- **INFORMATION SUPPLIED**:
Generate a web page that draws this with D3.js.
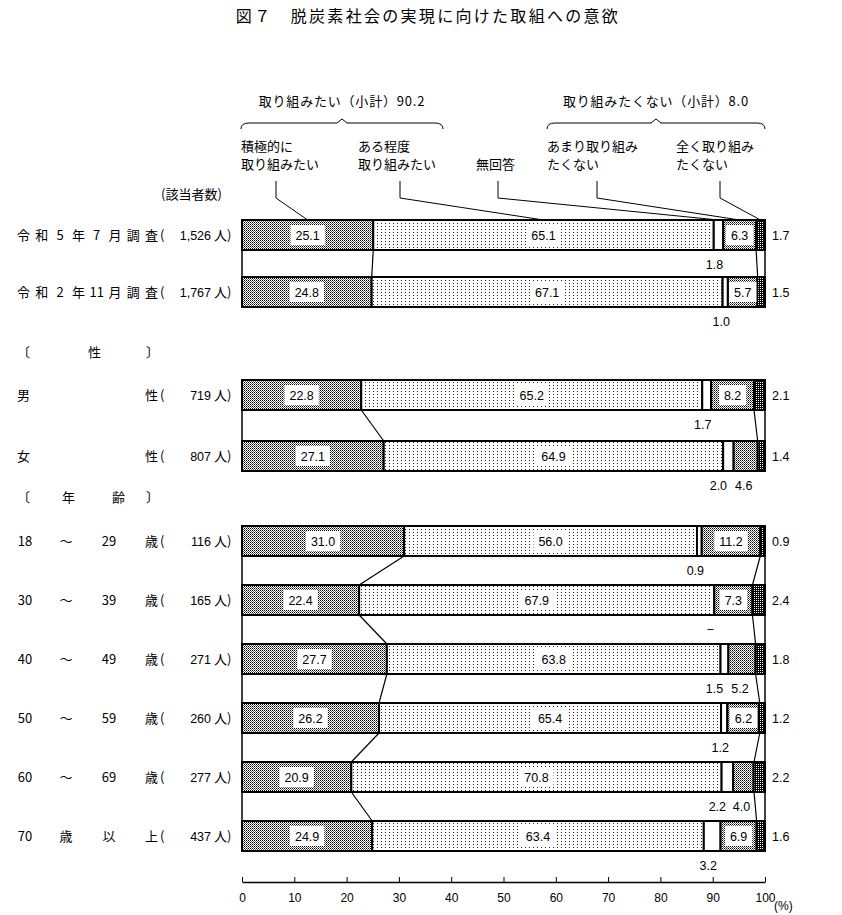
<!DOCTYPE html>
<html>
<head>
<meta charset="utf-8">
<script src="https://cdn.jsdelivr.net/npm/d3@7"></script>
<style>
  body { margin: 0; background: #fff; }
  text { font-family: "Liberation Sans", "Noto Sans CJK JP", sans-serif; fill: #000; }
  .jp { font-family: "Noto Sans CJK JP", sans-serif; }
</style>
</head>
<body>
<script>
// 行ラベル（文字を均等に並べる）
const rowParts = [
  ["令","和","5","年","7","月","調","査"],
  ["令","和","2","年","11","月","調","査"],
  ["男","性"],
  ["女","性"],
  ["18","〜","29","歳"],
  ["30","〜","39","歳"],
  ["40","〜","49","歳"],
  ["50","〜","59","歳"],
  ["60","〜","69","歳"],
  ["70","歳","以","上"]
];
const counts = ["1,526","1,767","719","807","116","165","271","260","277","437"];
const groups = [0, 0, 1, 1, 2, 2, 2, 2, 2, 2];

// 各回答の割合 (%)
const sekkyoku = [25.1, 24.8, 22.8, 27.1, 31.0, 22.4, 27.7, 26.2, 20.9, 24.9];
const aruteido = [65.1, 67.1, 65.2, 64.9, 56.0, 67.9, 63.8, 65.4, 70.8, 63.4];
const mukaitou = [1.8, 1.0, 1.7, 2.0, 0.9, 0, 1.5, 1.2, 2.2, 3.2];
const amari    = [6.3, 5.7, 8.2, 4.6, 11.2, 7.3, 5.2, 6.2, 4.0, 6.9];
const mattaku  = [1.7, 1.5, 2.1, 1.4, 0.9, 2.4, 1.8, 1.2, 2.2, 1.6];

const categories = ["積極的に\n取り組みたい", "ある程度\n取り組みたい", "無回答", "あまり取り組み\nたくない", "全く取り組み\nたくない"];
const catLabelX = [241, 358, 476, 547, 676];
const catLeaderX = [276, 400, 498, 597, 720];
const ticks = [0, 10, 20, 30, 40, 50, 60, 70, 80, 90, 100];

const width = 842, height = 915;
const svg = d3.select("body").append("svg").attr("width", width).attr("height", height);

// パターン
const defs = svg.append("defs");
const pCheck = defs.append("pattern").attr("id", "check").attr("width", 2).attr("height", 2)
  .attr("patternUnits", "userSpaceOnUse");
pCheck.append("rect").attr("width", 2).attr("height", 2).attr("fill", "#fff");
pCheck.append("rect").attr("width", 1).attr("height", 1).attr("fill", "#000");
pCheck.append("rect").attr("x", 1).attr("y", 1).attr("width", 1).attr("height", 1).attr("fill", "#666");
const pDot = defs.append("pattern").attr("id", "dot").attr("width", 4).attr("height", 3)
  .attr("patternUnits", "userSpaceOnUse");
pDot.append("rect").attr("width", 4).attr("height", 3).attr("fill", "#fff");
pDot.append("rect").attr("x", 1).attr("y", 1).attr("width", 1).attr("height", 1).attr("fill", "#222");
const pDark = defs.append("pattern").attr("id", "dark").attr("width", 2).attr("height", 2)
  .attr("patternUnits", "userSpaceOnUse");
pDark.append("rect").attr("width", 2).attr("height", 2).attr("fill", "#000");
pDark.append("rect").attr("width", 1).attr("height", 1).attr("fill", "#fff");

const fills = ["url(#check)", "url(#dot)", "#fff", "url(#check)", "url(#dark)"];

// 尺度
const x = d3.scaleLinear().domain([0, 100]).range([242, 765]);
const barH = 30;
const groupRanges = [[220, 307], [380, 471], [526, 851]];
const yScales = groupRanges.map((r, gi) => {
  const idx = d3.range(rowParts.length).filter(i => groups[i] === gi);
  const n = idx.length;
  const step = (r[1] - r[0] - barH) / (n - 1);
  return d3.scaleBand().domain(idx).range(r).paddingInner((step - barH) / step).paddingOuter(0);
});
const yTop = i => yScales[groups[i]](i);

const rows = d3.range(rowParts.length).map(i => {
  const vals = [sekkyoku[i], aruteido[i], mukaitou[i], amari[i], mattaku[i]];
  let c = 0;
  const segs = vals.map((v, k) => { const s = { k, v, x0: c, x1: c + v }; c += v; return s; });
  // 合計が100から外れた分は右端に合わせる
  const over = c - 100;
  segs.forEach(s => { if (s.k === 4) { s.x0 -= over; s.x1 -= over; } });
  return { i, segs };
});

// タイトル
svg.append("text").attr("class", "jp").attr("x", 428).attr("y", 22)
  .attr("text-anchor", "middle").attr("font-size", 16).attr("letter-spacing", 2.3)
  .text("図７　脱炭素社会の実現に向けた取組への意欲");

// グループの枠線
groupRanges.forEach(r => {
  [0, 100].forEach(v => {
    svg.append("line").attr("x1", x(v)).attr("x2", x(v)).attr("y1", r[0]).attr("y2", r[1])
      .attr("stroke", "#000").attr("stroke-width", 1.5);
  });
});

// 棒
const barG = svg.append("g");
rows.forEach(r => {
  const g = barG.append("g");
  g.selectAll("rect").data(r.segs.filter(s => s.v > 0)).join("rect")
    .attr("x", s => x(s.x0)).attr("y", yTop(r.i))
    .attr("width", s => x(s.x1) - x(s.x0)).attr("height", barH)
    .attr("fill", s => fills[s.k]).attr("stroke", "#000").attr("stroke-width", 2);
});

// 区切りを結ぶ線
for (let i = 0; i < rows.length - 1; i++) {
  if (groups[i] !== groups[i + 1]) continue;
  [0, 3].forEach(k => {
    svg.append("line")
      .attr("x1", x(rows[i].segs[k].x1)).attr("y1", yTop(i) + barH)
      .attr("x2", x(rows[i + 1].segs[k].x1)).attr("y2", yTop(i + 1))
      .attr("stroke", "#000").attr("stroke-width", 1.2);
  });
}

// 値ラベル
const fmt = v => v === 0 ? "−" : v.toFixed(1);
function boxedLabel(cx, cy, txt) {
  const t = svg.append("text").attr("x", cx).attr("y", cy).attr("dy", "0.36em")
    .attr("text-anchor", "middle").attr("font-size", 12.5).text(txt);
  const b = t.node().getBBox();
  svg.insert("rect", "text:last-child")
    .attr("x", b.x - 5).attr("y", cy - 10).attr("width", b.width + 10).attr("height", 20)
    .attr("fill", "#fff");
  t.raise();
}
rows.forEach(r => {
  const cy = yTop(r.i) + barH / 2;
  const s = r.segs;
  boxedLabel(x((s[0].x0 + s[0].x1) / 2), cy, fmt(s[0].v));
  boxedLabel(x((s[1].x0 + s[1].x1) / 2), cy, fmt(s[1].v));
  const below = yTop(r.i) + barH + 14;
  const amariInside = s[3].v >= 5.5;
  if (amariInside) {
    boxedLabel(x((s[3].x0 + s[3].x1) / 2), cy, fmt(s[3].v));
  } else {
    svg.append("text").attr("x", x((s[3].x0 + s[3].x1) / 2) - 2).attr("y", below).attr("dy", "0.36em")
      .attr("text-anchor", "middle").attr("font-size", 12.5).text(fmt(s[3].v));
  }
  const mx = x((s[2].x0 + s[2].x1) / 2) - (amariInside ? 4 : 10);
  svg.append("text").attr("x", mx).attr("y", below).attr("dy", "0.36em")
    .attr("text-anchor", "middle").attr("font-size", 12.5).text(fmt(s[2].v));
  svg.append("text").attr("x", 772).attr("y", cy).attr("dy", "0.36em")
    .attr("font-size", 12.5).text(fmt(s[4].v));
});

// 行ラベル
rows.forEach(r => {
  const cy = yTop(r.i) + barH / 2;
  const parts = rowParts[r.i];
  let xs;
  if (parts.length === 8) xs = d3.range(8).map(j => 23.5 + j * 18.3);
  else if (parts.length === 2) xs = [23.5, 151.5];
  else xs = [25, 66, 109, 151.5];
  parts.forEach((p, j) => {
    svg.append("text").attr("class", "jp").attr("x", xs[j]).attr("y", cy).attr("dy", "0.36em")
      .attr("text-anchor", "middle").attr("font-size", 13).text(p);
  });
  svg.append("text").attr("class", "jp").attr("x", 160).attr("y", cy).attr("dy", "0.36em")
    .attr("font-size", 13).text("(");
  svg.append("text").attr("x", 211).attr("y", cy).attr("dy", "0.36em")
    .attr("text-anchor", "end").attr("font-size", 12.5).text(counts[r.i]);
  svg.append("text").attr("class", "jp").attr("x", 214).attr("y", cy).attr("dy", "0.36em")
    .attr("font-size", 13).text("人)");
});

// 見出し
[[352, [["〔", 17], ["性", 88], ["〕", 146]]], [497, [["〔", 17], ["年", 62], ["齢", 112], ["〕", 146]]]]
  .forEach(([yy, items]) => items.forEach(([t, xx]) => {
    svg.append("text").attr("class", "jp").attr("x", xx).attr("y", yy).attr("dy", "0.36em")
      .attr("font-size", 13).text(t);
  }));
svg.append("text").attr("class", "jp").attr("x", 161).attr("y", 194).attr("dy", "0.36em")
  .attr("font-size", 13).text("(該当者数)");

// 小計と括弧
const braces = [
  { x0: 241, x1: 443, label: "取り組みたい（小計）90.2" },
  { x0: 547, x1: 765, label: "取り組みたくない（小計）8.0" }
];
braces.forEach(b => {
  const m = (b.x0 + b.x1) / 2, y0 = 129, y1 = 123;
  svg.append("path")
    .attr("d", `M${b.x0},${y0} Q${b.x0},${y1} ${b.x0 + 8},${y1} L${m - 5},${y1} L${m},${y1 - 4} L${m + 5},${y1} L${b.x1 - 8},${y1} Q${b.x1},${y1} ${b.x1},${y0}`)
    .attr("fill", "none").attr("stroke", "#000").attr("stroke-width", 1);
  svg.append("text").attr("class", "jp").attr("x", m).attr("y", 101).attr("dy", "0.36em")
    .attr("text-anchor", "middle").attr("font-size", 13).attr("letter-spacing", 0.8).text(b.label);
});

// 凡例ラベルと引き出し線
const firstTop = yTop(0);
categories.forEach((c, k) => {
  const lines = c.split("\n");
  lines.forEach((ln, j) => {
    svg.append("text").attr("class", "jp").attr("x", catLabelX[k])
      .attr("y", lines.length === 1 ? 164 : 146 + j * 18).attr("dy", "0.36em")
      .attr("font-size", 13).text(ln);
  });
  const s = rows[0].segs[k];
  svg.append("polyline")
    .attr("points", `${catLeaderX[k]},181 ${catLeaderX[k]},198 ${x((s.x0 + s.x1) / 2)},${firstTop}`)
    .attr("fill", "none").attr("stroke", "#000").attr("stroke-width", 1);
});

// x 軸
const axis = d3.axisBottom(x).tickValues(ticks).tickSize(-5).tickSizeOuter(0).tickPadding(11);
const ax = svg.append("g").attr("transform", "translate(0,882)").call(axis);
ax.select(".domain").attr("stroke-width", 1.5);
ax.selectAll("text").attr("font-size", 12).attr("font-family", "Liberation Sans, sans-serif");
svg.append("text").attr("x", 774).attr("y", 906).attr("dy", "0.36em").attr("font-size", 12).text("(%)");
</script>
</body>
</html>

- **YOUR OBJECTIVE**: Transcribe the opening line of the listing above, please, and every line after it through the line with "1.2, 2.2, 1.6];", word for word, without pictures.

- **EXERCISE RESPONSE**:
Generate a web page that draws this with D3.js.
<!DOCTYPE html>
<html>
<head>
<meta charset="utf-8">
<script src="https://cdn.jsdelivr.net/npm/d3@7"></script>
<style>
  body { margin: 0; background: #fff; }
  text { font-family: "Liberation Sans", "Noto Sans CJK JP", sans-serif; fill: #000; }
  .jp { font-family: "Noto Sans CJK JP", sans-serif; }
</style>
</head>
<body>
<script>
// 行ラベル（文字を均等に並べる）
const rowParts = [
  ["令","和","5","年","7","月","調","査"],
  ["令","和","2","年","11","月","調","査"],
  ["男","性"],
  ["女","性"],
  ["18","〜","29","歳"],
  ["30","〜","39","歳"],
  ["40","〜","49","歳"],
  ["50","〜","59","歳"],
  ["60","〜","69","歳"],
  ["70","歳","以","上"]
];
const counts = ["1,526","1,767","719","807","116","165","271","260","277","437"];
const groups = [0, 0, 1, 1, 2, 2, 2, 2, 2, 2];

// 各回答の割合 (%)
const sekkyoku = [25.1, 24.8, 22.8, 27.1, 31.0, 22.4, 27.7, 26.2, 20.9, 24.9];
const aruteido = [65.1, 67.1, 65.2, 64.9, 56.0, 67.9, 63.8, 65.4, 70.8, 63.4];
const mukaitou = [1.8, 1.0, 1.7, 2.0, 0.9, 0, 1.5, 1.2, 2.2, 3.2];
const amari    = [6.3, 5.7, 8.2, 4.6, 11.2, 7.3, 5.2, 6.2, 4.0, 6.9];
const mattaku  = [1.7, 1.5, 2.1, 1.4, 0.9, 2.4, 1.8, 1.2, 2.2, 1.6];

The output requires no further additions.